I am not going to say that you need to keep writing good quality articles, because you already know this. I am not saying that it’s the catchy headline that matters the most or the perfect image — they matter, but not that much. I don’t even say that you need to adjust your SEO settings — it can help, but it’s no guarantee. I’m not saying that you need to write a lot and preferably every day for years — you could do that and still not getting a viral article or you can get lucky and go viral with your second article.
All I’m saying is that you don’t need to fit in a specific category, specific format, or a specific topic for going viral. It can be that any one of your past articles just picks up one day and goes crazy. It can be that a seemingly useless topic makes people belong. It can be something funny. Or something very dark. Or useful. It can be almost anything.

It is a matter of luck. You can help luck by writing quality articles. You can help luck by finding the perfect headline. You can help luck by promoting your articles and setting the right keywords so that Google can help you distribute them. But at the end of the day, it’s still about luck.

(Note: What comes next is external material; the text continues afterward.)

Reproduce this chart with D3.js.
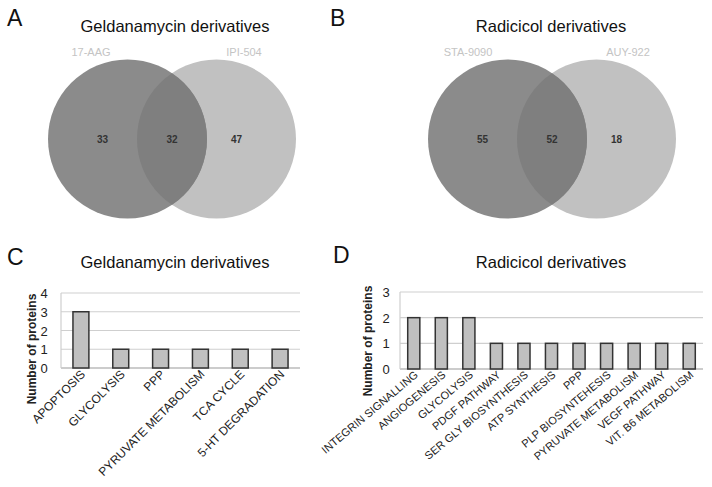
<!DOCTYPE html>
<html><head><meta charset="utf-8">
<script src="https://cdn.jsdelivr.net/npm/d3@7"></script>
<style>body{margin:0;background:#fff}svg{display:block;font-family:Arial,"Liberation Sans",sans-serif}</style>
</head><body><svg id="c" width="712" height="487"></svg>
<script>
// Venn data
const vennA = {title:"Geldanamycin derivatives", sets:["17-AAG","IPI-504"], counts:[33,32,47]};
const vennB = {title:"Radicicol derivatives", sets:["STA-9090","AUY-922"], counts:[55,52,18]};
// Bar data
const catsC = ["APOPTOSIS","GLYCOLYSIS","PPP","PYRUVATE METABOLISM","TCA CYCLE","5-HT DEGRADATION"];
const valsC = [3,1,1,1,1,1];
const ticksC = [0,1,2,3,4];
const catsD = ["INTEGRIN SIGNALLING","ANGIOGENESIS","GLYCOLYSIS","PDGF PATHWAY","SER GLY BIOSYNTHESIS","ATP SYNTHESIS","PPP","PLP BIOSYNTEHESIS","PYRUVATE METABOLISM","VEGF PATHWAY","VIT. B6 METABOLISM"];
const valsD = [2,2,2,1,1,1,1,1,1,1,1];
const ticksD = [0,1,2,3];

const svg = d3.select("#c");

// panel letters
[["A",7,26],["B",330,26],["C",7,265],["D",333,263]].forEach(([t,x,y])=>{
  svg.append("text").attr("x",x).attr("y",y).attr("font-size",23).attr("fill","#111").text(t);
});

function venn(d, cx, titleX, setX){
  const g = svg.append("g");
  g.append("text").attr("x",titleX).attr("y",32).attr("text-anchor","middle").attr("font-size",16.5).attr("fill","#111").text(d.title);
  const r = 79.5, cy = 139, dx = 89;
  const c1 = cx - dx/2, c2 = cx + dx/2;
  const id = "clip"+Math.round(cx);
  g.append("clipPath").attr("id",id).append("circle").attr("cx",c2).attr("cy",cy).attr("r",r);
  g.append("circle").attr("cx",c2).attr("cy",cy).attr("r",r).attr("fill","#c1c1c1");
  g.append("circle").attr("cx",c1).attr("cy",cy).attr("r",r).attr("fill","#8b8b8b");
  g.append("circle").attr("cx",c1).attr("cy",cy).attr("r",r).attr("fill","#7f7f7f").attr("clip-path",`url(#${id})`);
  g.append("text").attr("x",setX[0]).attr("y",56).attr("text-anchor","middle").attr("font-size",11).attr("fill","#c4c4c4").text(d.sets[0]);
  g.append("text").attr("x",setX[1]).attr("y",56).attr("text-anchor","middle").attr("font-size",11).attr("fill","#c4c4c4").text(d.sets[1]);
  const nx = [c1 - 25, cx, c2 + 20];
  d.counts.forEach((v,i)=>{
    g.append("text").attr("x",nx[i]).attr("y",cy+4).attr("text-anchor","middle").attr("font-size",10).attr("font-weight","bold").attr("fill","#333").text(v);
  });
}
venn(vennA, 172, 175, [91, 244]);
venn(vennB, 552, 551, [468, 628]);

function bars(title, titleX, cats, vals, ticks, x0, x1, yTop, yBot, ylabX, ylabY, barPad, tickX, labFont, labAngle){
  const g = svg.append("g");
  g.append("text").attr("x",titleX).attr("y",268).attr("text-anchor","middle").attr("font-size",16.5).attr("fill","#111").text(title);
  const x = d3.scaleBand().domain(cats).range([x0,x1]).paddingInner(barPad).paddingOuter(barPad/2);
  const y = d3.scaleLinear().domain([0, d3.max(ticks)]).range([yBot,yTop]);
  ticks.forEach(t=>{
    g.append("line").attr("x1",x0).attr("x2",x1).attr("y1",y(t)).attr("y2",y(t)).attr("stroke",t===0?"#9a9a9a":"#cfcfcf").attr("stroke-width",1.2);
    g.append("text").attr("x",tickX).attr("y",y(t)+5).attr("text-anchor","middle").attr("font-size",13).attr("fill","#222").text(t);
  });
  g.append("line").attr("x1",x0).attr("x2",x0).attr("y1",yTop).attr("y2",yBot).attr("stroke","#cfcfcf").attr("stroke-width",1.2);
  g.selectAll("rect.b").data(cats).enter().append("rect")
    .attr("x",d=>x(d)).attr("width",x.bandwidth())
    .attr("y",(d,i)=>y(vals[i])).attr("height",(d,i)=>yBot - y(vals[i]))
    .attr("fill","#c0c0c0").attr("stroke","#333").attr("stroke-width",1.5);
  cats.forEach(c=>{
    const cxp = x(c)+x.bandwidth()/2 + 5;
    g.append("text").attr("transform",`translate(${cxp},${yBot+7}) rotate(${-labAngle})`)
      .attr("text-anchor","end").attr("font-size",labFont).attr("fill","#222").text(c);
  });
  g.append("text").attr("transform",`translate(${ylabX},${ylabY}) rotate(-90)`)
    .attr("text-anchor","middle").attr("font-size",12).attr("font-weight","bold").attr("fill","#222").text("Number of proteins");
}
bars("Geldanamycin derivatives", 175, catsC, valsC, ticksC, 61, 300, 293, 368, 36, 349, 0.6, 44, 12, 45);
bars("Radicicol derivatives", 551, catsD, valsD, ticksD, 400, 703, 292, 369, 372, 341, 0.56, 386, 11, 40);
</script></body></html>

As my friend aptly put it, imagine every curated article as buying a lottery ticket. The more you have, the better the chances of your numbers coming up in the lights.
The Key Takeaway
And while I am really happy about the article going viral and I think it’s a great article, but I don’t think it’s my best article ever. Assuming that half of my articles are good and the rest is mediocre, I don’t think this one deserved more to go viral than any of the 200 other good ones.
So, forget what they tell you about going viral.
Don’t buy into all of the success stories.
Don’t copy others to replicate their success. Their journey is theirs, your journey is yours.
My only advice is to keep writing quality content, do whatever you can to help luck, and cross your fingers.
And don’t follow every piece of advice you get (including this one).